**PROVIDED MATERIAL:**

* BEGIN *

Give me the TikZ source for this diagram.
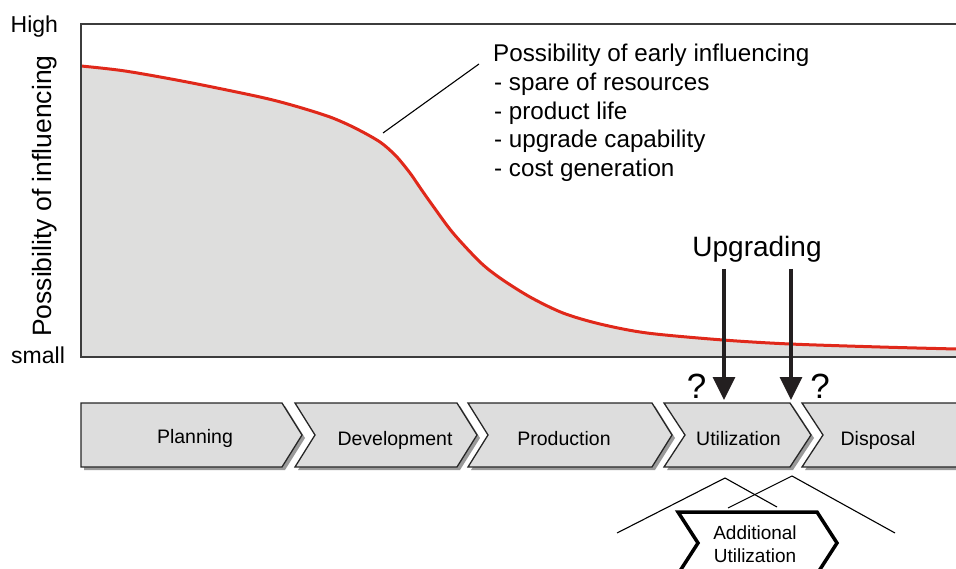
\documentclass[tikz,border=0pt]{standalone}
\usepackage{fontspec}
\setmainfont{Liberation Sans}
\usetikzlibrary{arrows.meta}
\definecolor{plotgray}{HTML}{DEDEDD}
\definecolor{chevgray}{HTML}{DDDDDD}
\definecolor{shadowgray}{HTML}{9A9A9A}
\definecolor{curvered}{HTML}{E0281A}
\definecolor{framegray}{HTML}{3C3C3C}
\definecolor{arrowblack}{HTML}{231F20}
\begin{document}
\begin{tikzpicture}[x=1pt,y=-1pt,
  txt/.style={inner sep=0pt, anchor=base west},
  ctxt/.style={inner sep=0pt, anchor=base},
  chevshape/.style={fill=chevgray, draw=black!85, line width=1.3pt, line join=miter},
  chevshadow/.style={fill=shadowgray},
  upar/.style={arrowblack, line width=3.5pt, -{Triangle[length=23pt,width=22pt]}},
  thinline/.style={black, line width=1.1pt}]
\useasboundingbox (0,0) rectangle (956,569);
\clip (0,0) rectangle (956,569);

\def\curvepts{(81,66) (125,71) (187,82) (260,97) (295,106) (330,117) (355,128) (380,142) (396,156) (410,173) (421,189) (433,206) (453,233) (480,262) (500,278) (530,297) (563,313) (600,324) (647,333) (723,340) (790,344) (880,347) (956,349)}
% plot area
\fill[plotgray] plot[smooth, tension=0.5] coordinates {\curvepts} -- (962,349) -- (962,357) -- (81,357) -- cycle;
\draw[curvered, line width=3pt] plot[smooth, tension=0.5] coordinates {\curvepts};
\draw[framegray, line width=1.5pt] (962,24) -- (81,24) -- (81,357) -- (962,357);

% axis labels
\node[txt, font=\fontsize{23}{27}\selectfont] (high) at (10.5,33) {High};
\node[txt, font=\fontsize{23}{27}\selectfont] (small) at (11,363) {small};
\node[txt, rotate=90, font=\fontsize{26.5}{30}\selectfont] (ylab) at (51,337) {Possibility of influencing};

% annotation
\node[txt, font=\fontsize{24.2}{28}\selectfont] (t1) at (493,62) {Possibility of early influencing};
\node[txt, font=\fontsize{24.2}{28}\selectfont] (t2) at (494,91) {- spare of resources};
\node[txt, font=\fontsize{24.2}{28}\selectfont] (t3) at (494,119.5) {- product life};
\node[txt, font=\fontsize{24.2}{28}\selectfont] (t4) at (494,148) {- upgrade capability};
\node[txt, font=\fontsize{24.2}{28}\selectfont] (t5) at (494,177) {- cost generation};
\coordinate (lp) at (383,133);
\coordinate (lq) at (479,64);
\draw[black, line width=1.1pt] (lp) -- (lq);

% upgrading
\node[ctxt, font=\fontsize{28}{32}\selectfont] (upg) at (757,257) {Upgrading};
\coordinate (a1s) at (724,269);
\coordinate (a1e) at (724,400);
\coordinate (a2s) at (791,269);
\coordinate (a2e) at (791,400);
\draw[upar] (a1s) -- (a1e);
\draw[upar] (a2s) -- (a2e);
\node[ctxt, font=\fontsize{35}{38}\selectfont] (q1) at (696.5,398) {?};
\node[ctxt, font=\fontsize{35}{38}\selectfont] (q2) at (820,398) {?};

% chevrons
\fill[chevshadow, shift={(3,3)}] (81,403)--(282,403)--(302,435)--(282,467)--(81,467)--cycle;
\draw[chevshape] (81,403)--(282,403)--(302,435)--(282,467)--(81,467)--cycle;
\fill[chevshadow, shift={(3,3)}] (295,403)--(457,403)--(477,435)--(457,467)--(295,467)--(315,435)--cycle;
\draw[chevshape] (295,403)--(457,403)--(477,435)--(457,467)--(295,467)--(315,435)--cycle;
\fill[chevshadow, shift={(3,3)}] (468,403)--(652,403)--(672,435)--(652,467)--(468,467)--(488,435)--cycle;
\draw[chevshape] (468,403)--(652,403)--(672,435)--(652,467)--(468,467)--(488,435)--cycle;
\fill[chevshadow, shift={(3,3)}] (664,403)--(790,403)--(811,435)--(790,467)--(664,467)--(685,435)--cycle;
\draw[chevshape] (664,403)--(790,403)--(811,435)--(790,467)--(664,467)--(685,435)--cycle;
\fill[chevshadow, shift={(3,3)}] (802,403)--(965,403)--(965,467)--(802,467)--(823,435)--cycle;
\draw[chevshape] (802,403)--(965,403)--(965,467)--(802,467)--(823,435)--cycle;

\node[ctxt, font=\fontsize{19.5}{23}\selectfont] (plan) at (195,443) {Planning};
\node[ctxt, font=\fontsize{19.5}{23}\selectfont] (dev) at (395,445) {Development};
\node[ctxt, font=\fontsize{19.5}{23}\selectfont] (prod) at (564,445) {Production};
\node[ctxt, font=\fontsize{19.5}{23}\selectfont] (util) at (738.5,445) {Utilization};
\node[ctxt, font=\fontsize{19.5}{23}\selectfont] (disp) at (878,445) {Disposal};

% additional utilization
\coordinate (la1) at (617,533);
\coordinate (la2) at (725,478);
\coordinate (la3) at (777,507);
\coordinate (lb1) at (728,508);
\coordinate (lb2) at (792,476);
\coordinate (lb3) at (895,533);
\draw[thinline] (la1) -- (la2) -- (la3);
\draw[thinline] (lb1) -- (lb2) -- (lb3);
\draw[black, line width=3.5pt, fill=white, line join=miter] (678,512)--(817,512)--(837,543)--(817,574)--(678,574)--(698,543)--cycle;
\node[ctxt, font=\fontsize{19}{23}\selectfont] (au1) at (755,539) {Additional};
\node[ctxt, font=\fontsize{19}{23}\selectfont] (au2) at (755,562) {Utilization};
\end{tikzpicture}
\end{document}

* END *

**PROMPT:** With all pictures left out, please transcribe exactly the lines from the start of the material through the line with "(ylab) at (51,337)".

**RESULT OF THE TASK:**
Give me the TikZ source for this diagram.
\documentclass[tikz,border=0pt]{standalone}
\usepackage{fontspec}
\setmainfont{Liberation Sans}
\usetikzlibrary{arrows.meta}
\definecolor{plotgray}{HTML}{DEDEDD}
\definecolor{chevgray}{HTML}{DDDDDD}
\definecolor{shadowgray}{HTML}{9A9A9A}
\definecolor{curvered}{HTML}{E0281A}
\definecolor{framegray}{HTML}{3C3C3C}
\definecolor{arrowblack}{HTML}{231F20}
\begin{document}
\begin{tikzpicture}[x=1pt,y=-1pt,
  txt/.style={inner sep=0pt, anchor=base west},
  ctxt/.style={inner sep=0pt, anchor=base},
  chevshape/.style={fill=chevgray, draw=black!85, line width=1.3pt, line join=miter},
  chevshadow/.style={fill=shadowgray},
  upar/.style={arrowblack, line width=3.5pt, -{Triangle[length=23pt,width=22pt]}},
  thinline/.style={black, line width=1.1pt}]
\useasboundingbox (0,0) rectangle (956,569);
\clip (0,0) rectangle (956,569);

\def\curvepts{(81,66) (125,71) (187,82) (260,97) (295,106) (330,117) (355,128) (380,142) (396,156) (410,173) (421,189) (433,206) (453,233) (480,262) (500,278) (530,297) (563,313) (600,324) (647,333) (723,340) (790,344) (880,347) (956,349)}
% plot area
\fill[plotgray] plot[smooth, tension=0.5] coordinates {\curvepts} -- (962,349) -- (962,357) -- (81,357) -- cycle;
\draw[curvered, line width=3pt] plot[smooth, tension=0.5] coordinates {\curvepts};
\draw[framegray, line width=1.5pt] (962,24) -- (81,24) -- (81,357) -- (962,357);

% axis labels
\node[txt, font=\fontsize{23}{27}\selectfont] (high) at (10.5,33) {High};
\node[txt, font=\fontsize{23}{27}\selectfont] (small) at (11,363) {small};
\node[txt, rotate=90, font=\fontsize{26.5}{30}\selectfont] (ylab) at (51,337) {Possibility of influencing};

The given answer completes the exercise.